The Death of Socrates

The Death of Socrates

Friday 14 January 2011

Plato's Forms

Plato's Forms are supposed to be the fundamental unchanging and eternal "spiritual" abstractions on which the mutable material world is constructed. It is easiest to understand geometrical forms, but the idea is that all that is at all real (such as "justice") is only real because it participates in the absolute reality of the forms.

The "Form of the Triangle" (or the "Ideal Triangle") is the perfection or definitive triangle. It is no actual triangle and does not have angles of any particular magnitudes; but it has three vertices and three perfectly straight sides. The Ideal Euclidean Triangle also exits in un-curved space and so its angles add up to precisely 180 degrees, even though they have no actual values.

The "Form of the Triangle" could be expressed exactly in terms of various mathematical formulae. However such an expression is not exactly the Form itself, because it has no significance in itself (after all it is no more than a set of black marks on white paper or one and zeroes in a computer's memory), but only the significance which the crafter of that expression intends in terms of the symbology of the (mathematical) language employed.

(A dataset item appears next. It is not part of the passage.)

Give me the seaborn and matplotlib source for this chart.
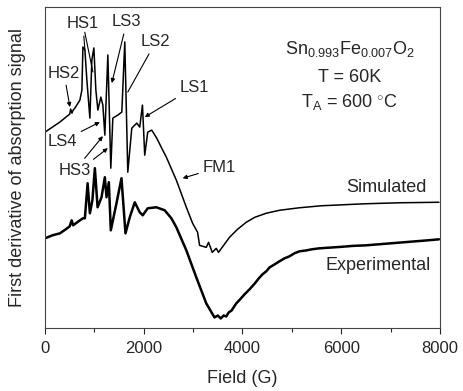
import numpy as np
import pandas as pd
import matplotlib
matplotlib.use("Agg")
import matplotlib.pyplot as plt
import seaborn as sb

# Simulated spectrum (field in G, signal in arbitrary units)
sim_field = [0, 300, 500, 520, 545, 570, 606, 707, 747, 768, 808, 848, 909, 949,
             990, 1030, 1071, 1131, 1172, 1212, 1273, 1333, 1374, 1475, 1556,
             1616, 1677, 1758, 1859, 1919, 1974, 2020, 2081, 2162, 2263, 2364,
             2458, 2661, 2863, 2990, 3091, 3131, 3267, 3313, 3388, 3469, 3515,
             3737, 3900, 4075, 4250, 4479, 4750, 5152, 5600, 6485, 7200, 7980]
sim_signal = [195, 205, 213, 218, 214, 217, 219, 227, 237, 280, 277, 247, 209, 267,
              279, 237, 217, 230, 222, 192, 272, 159, 209, 212, 215,
              285, 155, 199, 204, 200, 222, 172, 195, 197, 189, 179,
              170, 147, 120, 104, 95, 82, 80, 85, 75, 79, 75,
              90, 98, 105, 110, 114, 117, 119.5, 121.5, 123.5, 124.5, 125]

# Experimental spectrum
exp_field = [0, 150, 303, 420, 500, 540, 570, 680, 768, 808, 863, 909, 960, 1010,
             1065, 1145, 1212, 1246, 1293, 1333, 1448, 1549, 1630, 1717, 1818,
             1919, 1980, 2081, 2256, 2424, 2560, 2661, 2863, 3065, 3267, 3434,
             3500, 3560, 3620, 3671, 3720, 3780, 3873, 3950, 4040, 4141, 4250,
             4330, 4404, 4480, 4550, 4650, 4747, 4850, 4950, 5050, 5152, 5300,
             5400, 5550, 5700, 5850, 6000, 6250, 6499, 6750, 7000, 7250, 7500,
             7750, 7980]
exp_signal = [89, 92, 94, 98, 101, 107, 102, 106, 109, 109, 144, 114, 127, 159,
              120, 130, 150, 130, 145, 97, 124, 149, 94, 110, 125,
              115, 112, 119, 120, 117, 109, 100, 77, 50, 24, 10,
              12, 9, 12, 11, 15, 17, 24, 28, 33, 38, 44,
              49, 53, 56, 60, 63, 66, 69, 71, 74, 76, 77,
              78, 79, 79.5, 80, 80.5, 81.5, 82, 83, 84, 85, 86,
              87, 88]

sim_df = pd.DataFrame({"Field": sim_field, "Signal": sim_signal})
exp_df = pd.DataFrame({"Field": exp_field, "Signal": exp_signal})

sb.set_style("ticks")
plt.rcParams["font.family"] = ["Liberation Sans", "DejaVu Sans"]
plt.rcParams["mathtext.fontset"] = "custom"
plt.rcParams["mathtext.rm"] = "Liberation Sans"
plt.rcParams["mathtext.it"] = "Liberation Sans"

fig = plt.figure(figsize=(4.63, 3.91), dpi=100)
ax = fig.add_axes([0.0972, 0.1624, 0.853, 0.82])

sb.lineplot(data=sim_df, x="Field", y="Signal", ax=ax, color="black",
            linewidth=1.1, sort=False)
sb.lineplot(data=exp_df, x="Field", y="Signal", ax=ax, color="black",
            linewidth=1.8, sort=False)

ax.set_xlim(0, 8000)
ax.set_ylim(0, 320)
ax.set_xticks([0, 2000, 4000, 6000, 8000])
ax.set_xticks([1000, 3000, 5000, 7000], minor=True)
ax.set_yticks([])
ax.tick_params(axis="x", which="major", length=4, width=0.8, direction="out",
               labelsize=12, pad=6)
ax.tick_params(axis="x", which="minor", length=3, width=0.8, direction="out")
for sp in ax.spines.values():
    sp.set_visible(True)
    sp.set_linewidth(0.8)
    sp.set_color("#444444")

ax.set_xlabel("Field (G)", fontsize=13, labelpad=10)
ax.set_ylabel("First derivative of absorption signal", fontsize=13, labelpad=14)

# Peak labels
arrow = dict(arrowstyle="-|>", color="black", lw=0.8, mutation_scale=6,
             shrinkA=1, shrinkB=0)
line = dict(arrowstyle="-", color="black", lw=0.8, shrinkA=1, shrinkB=0)
fs = 12

ax.annotate("HS1", xy=(808, 277), xytext=(768, 303), ha="center", va="center",
            fontsize=fs, arrowprops=line)
ax.annotate("", xy=(970, 255), xytext=(800, 296), arrowprops=line)
ax.annotate("LS3", xy=(1353, 244), xytext=(1656, 305), ha="center", va="center",
            fontsize=fs, arrowprops=arrow)
ax.annotate("LS2", xy=(1677, 235), xytext=(2242, 285), ha="center", va="center",
            fontsize=fs, arrowprops=line)
ax.annotate("HS2", xy=(505, 220), xytext=(384, 254), ha="center", va="center",
            fontsize=fs, arrowprops=arrow)
ax.annotate("LS1", xy=(2020, 210), xytext=(3030, 240), ha="center", va="center",
            fontsize=fs, arrowprops=arrow)
ax.annotate("LS4", xy=(1111, 205), xytext=(343, 186), ha="center", va="center",
            fontsize=fs, arrowprops=arrow)
ax.annotate("HS3", xy=(1172, 191), xytext=(606, 157), ha="center", va="center",
            fontsize=fs, arrowprops=arrow)
ax.annotate("", xy=(1273, 179), xytext=(960, 167), arrowprops=arrow)
ax.annotate("FM1", xy=(2788, 149), xytext=(3535, 160), ha="center", va="center",
            fontsize=fs, arrowprops=arrow)

ax.text(7737, 140, "Simulated", ha="right", va="center", fontsize=13)
ax.text(7818, 62, "Experimental", ha="right", va="center", fontsize=13)

ax.text(6181, 278, r"Sn$_{0.993}$Fe$_{0.007}$O$_2$", ha="center", va="center",
        fontsize=13)
ax.text(6161, 250, "T = 60K", ha="center", va="center", fontsize=13)
ax.text(6161, 225, r"T$_A$ = 600 $^{\circ}$C", ha="center", va="center", fontsize=13)

plt.savefig("out.png", dpi=100)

The Forms are not "empty". They are immaterial, though. It is matter (according to modern physics) that is "empty". The Forms and most especially "the Good" are full-of-being and omnipotent.

Augustine definitely understood "the Good" to be "God" and it seems to me that any monotheist has little choice but to do so - or perhaps "the good" is the "mind of God" rather than "God unqualified", I don't know.